Coming from a household with only one child (yes, I was an only, what?), I wasn't exactly sure how the whole "loving two kids" thing would work. Could it work, I wondered. Could I do it on what felt like my already strained emotional budget? Having an anxiety disorder takes up a lot of your available energy so I worried (HA! Me! Worry!) that it would be a bad idea and I'd screw up two children's lives. What parent doesn't though right? (Admit it, at least to yourself, you don't have to do it in public)

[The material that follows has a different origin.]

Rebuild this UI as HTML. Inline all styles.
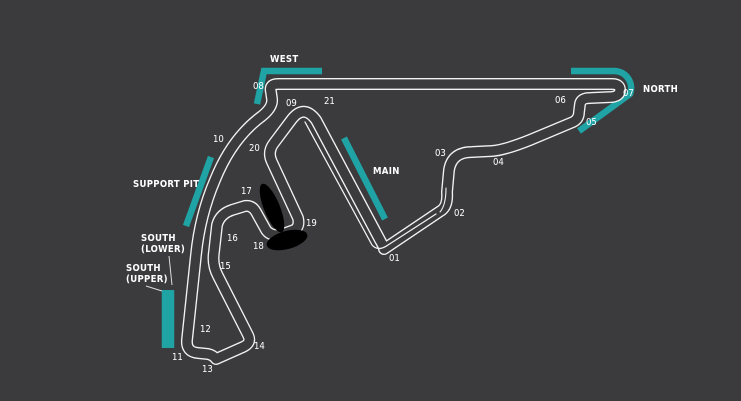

As luck would have it, I didn't get the chance to decide yes or no on the second child bit - we found out November 14, 2011 (my birthday, aww!) that we were expecting again and I was...angry? Probably because I didn't get to decide that this is what we were doing. (While you may think we could have had an abortion that wasn't a thought in either of our heads). And then I had a rockin' pregnancy (sarcasm) and Sage was born early (see the previous posts in July 2012 to read more) and that all added to my worry that my idea or not, this was Not Going To Be Good.
But then I sat in the NICU with this tiny boy's hand wrapped around my finger...and I cried. What I worried about, it didn't matter. It would be what I did with these two amazing Small Men that would influence them to be amazing people - at least the part of their lives that I could influence. So I promised my little fighting preemie that I would give both of them everything I had.
Fast forward to a year later. Sage is 13 months. Silas is 3. Sage has gone through these spurts where he seems to have a delay of some sort (which I could totally give him, I mean, he was early) but then catches up super fast. He's walking. He's harassing his brother (i.e., "Say, be quiet!" Sage blows a raspberry at Silas and laughs. "Be quiet Bother!" Raspberry. "Mom! Say won't be quiet!"). I try to divide my time equally between them, but I'm also trying to show them how triage works (one has a dirty diaper, and one is bleeding...help one while explaining to the other that they are next in line and their wait time is approximately 3 minutes). I'm trying my best to show them how to be good brothers. I share kisses, tickles, and love equally (I think). I think.
So how do you love two children? Differently. Each has different wants and needs (and is at a different stage of childhood). You do, quite literally, the best you can. I noticed that Sage developed this "thing" where he would play Peekaboo with you and look super cute until you picked him up. If you didn't (and you walked away), well, he screamed. Rather than getting angry I realized this was probably his way of telling me he needed more attention than what he was getting. Parenting adjustment. Then Silas started not doing so well with potty training. Adjustment.
Adjustment. It's what's for dinner. And I can tell you, as someone with daily anxiety, that's freaky (man). But I've learned to roll with it and pick up the closest child and love on it. And that's all you can do, right?
How did your family adjust to a new addition? Do you wonder if you "have it in you" to have children (or more than one child)?